According to DPC’s guide, ‘Gender identity refers to the way in which a person understands, identifies or expresses their masculine or feminine characteristics within a particular sociocultural context.’ Back in 1949, Simone de Beauvoir wrote that ‘one is not born but becomes a woman.’ The guide’s authors, undoubtedly university graduates, have clearly been worshipping at the altar of the high – priestess of gender theory. There is no doubt that they will also be acolytes of Judith Butler, who decided in 1990 that the perception of gender had become outdated, posing instead that gender is nothing but a performance.
Some people prefer to be described with their first name only or a non-binary pronoun such as ‘they’ rather than a gendered pronoun. Others prefer no pronoun at all. Also be aware that some gender-neutral pronouns exist, such as ‘zie’ and ‘hir’. If unsure, you can ask someone directly what their preferred pronoun is in a respectful manner. If you do make a mistake, apologise promptly and move on … try to avoid making the same mistake again.’
Confused? Not for long! The Victorian Department of Health and Human Services has come up with an initiative called ‘They Day’. In order to clarify things, it has mandated that every first Wednesday of the month, its 10,000 employees are to use gender-neutral pronouns such as ‘they’ and ‘them’ rather than ‘he’ and ‘she’.
‘They Day’ is a considerable misnomer. Under the auspices of inclusion, DHSS is effectively fostering exclusion and division, which of course is one of the many ugly characteristics of the post-modern theory of identity politics which is currently blighting our social, political and corporate landscape. What possible course of action will those employees who are uneasy with language compulsion now face? If they do go work but refuse to participate, the chances are that they will be disciplined and re-educated at the hands of the pronoun politburo. And while this option might be sustainable in the short term, it certainly you won’t be in the long term because before they know it, the first Wednesday of the month will turn into all Wednesdays of the month, and then in no time at all, ‘They Day’ will become ‘Every They Day’.
Those who choose to avoid work every first Wednesday of the month will be singling themselves out as dissidents. In the short film made to accompany ‘They Day’, viewers meet a selection of employees sporting ‘they/them’ badges while enthusiastically extolling the many virtues of the gender-neutral pronoun. One participant, who could perhaps be considered a veteran in this business because ‘they’ and ‘them’ have been her pronouns of choice for ten years now, gushes to camera ‘I love gender-neutral pronouns… when people use them, I feel affirmed and I like myself’. Another says ‘they [the pronouns] make me happy.’
With language and comments such as these, it’s not difficult to see where this is going for future ‘They Day’ dissenters.
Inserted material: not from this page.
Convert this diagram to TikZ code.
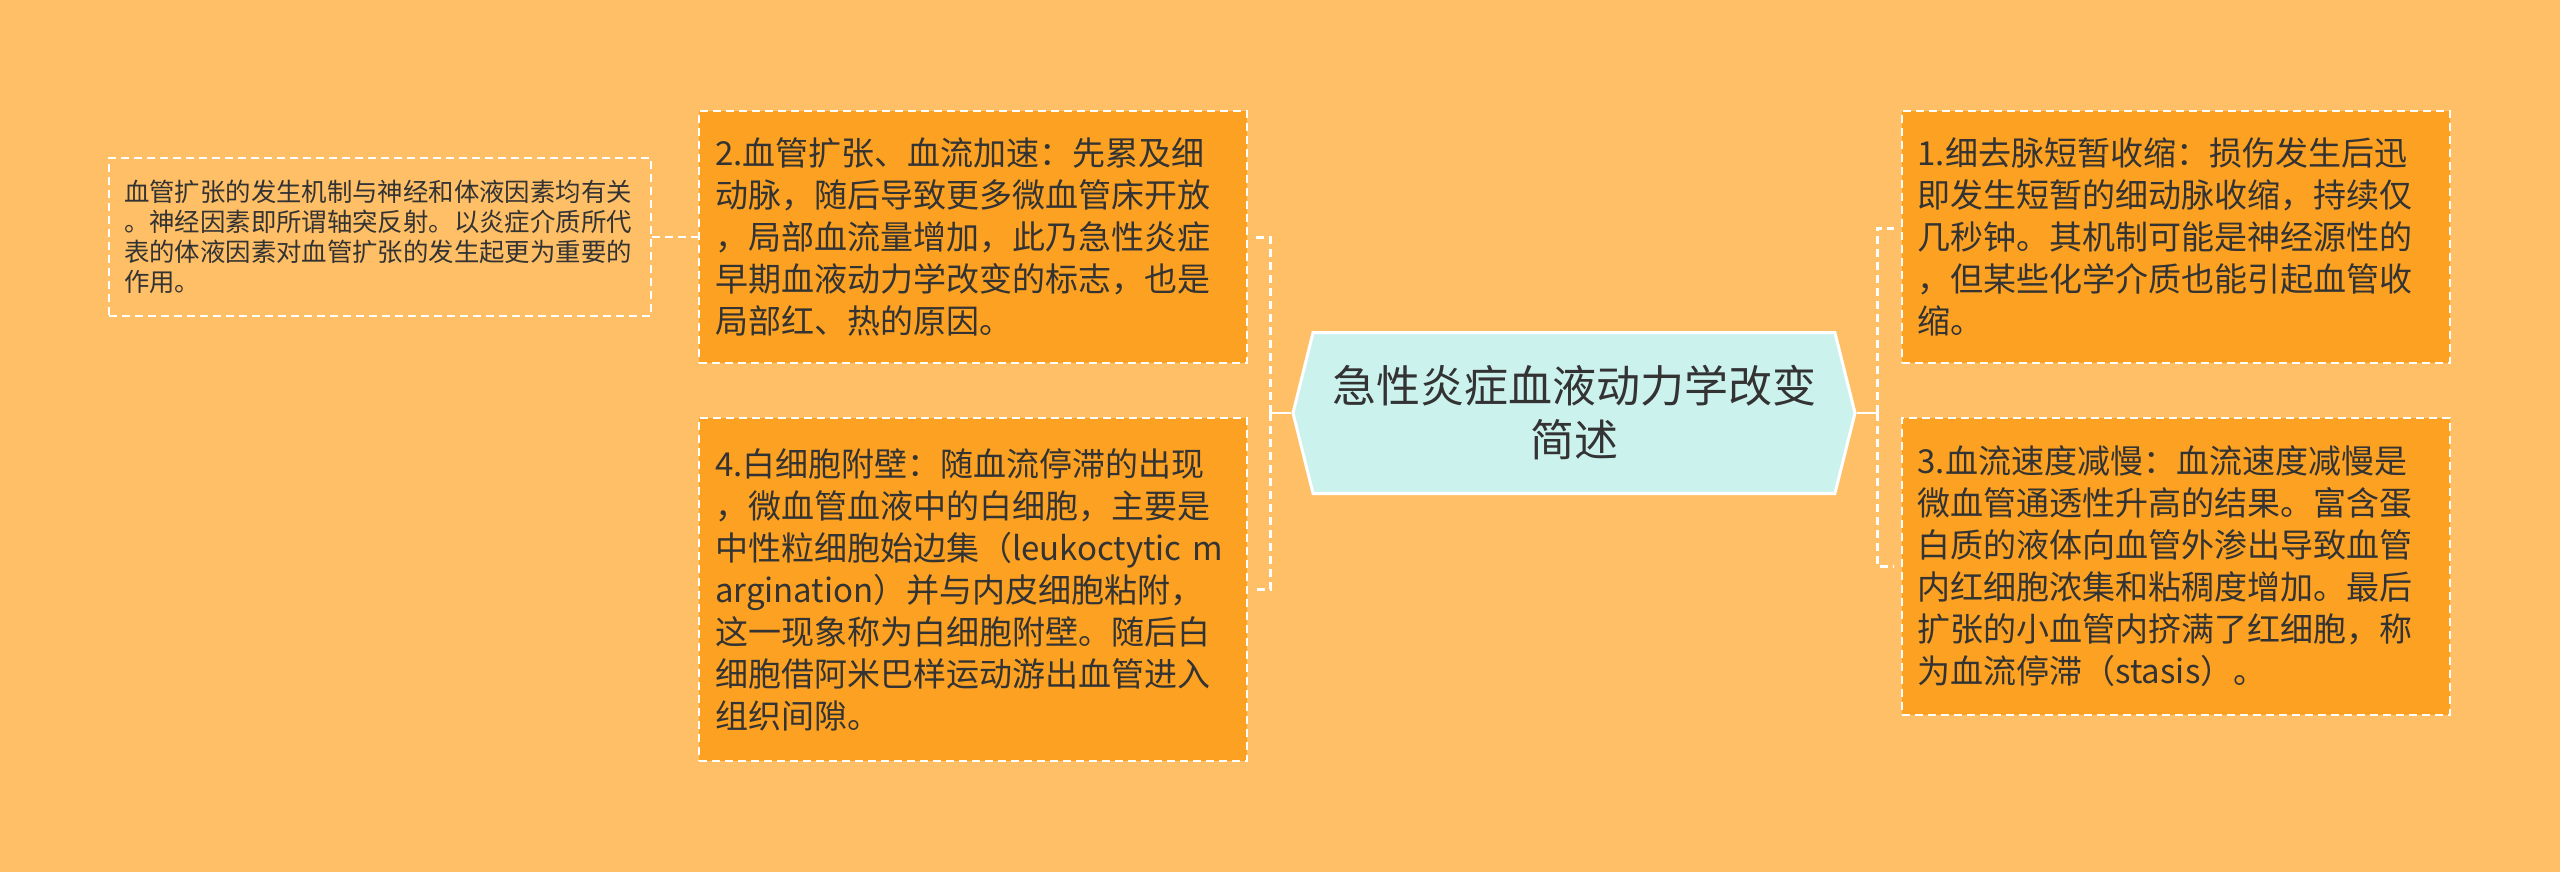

Absentees will be cast immediately as haters, whose unwillingness to comply with the directive will be taken as proof of their wretched misanthropy. After all, what kind of a person is anti-happiness? What sort of individual wants their co-workers to hate themselves? According to the bureaucrats at DHSS, it’s the kind of person who ‘misgenders’ in casual conversation with their colleagues during staff morning tea.
When it comes to forging a career for yourself in the Victorian public service, it appears the best thing you could do is to undertake a Bachelor of Arts in Gender and Cultural Studies at an Australian university. Indeed, on the University of Sydney’s Gender and Cultural Studies department webpage, future students are promised that a wide range of career of options will be opened up to them. Certainly, three years of study in the department will get you on the payroll of a government department faster than you can spell LGBTQI.
These latest initiatives from the Andrews government confirms that it more committed to imposing radical gender theory on the society, at the society’s expense, than it is to solving the Melbourne’s growing congestion problem.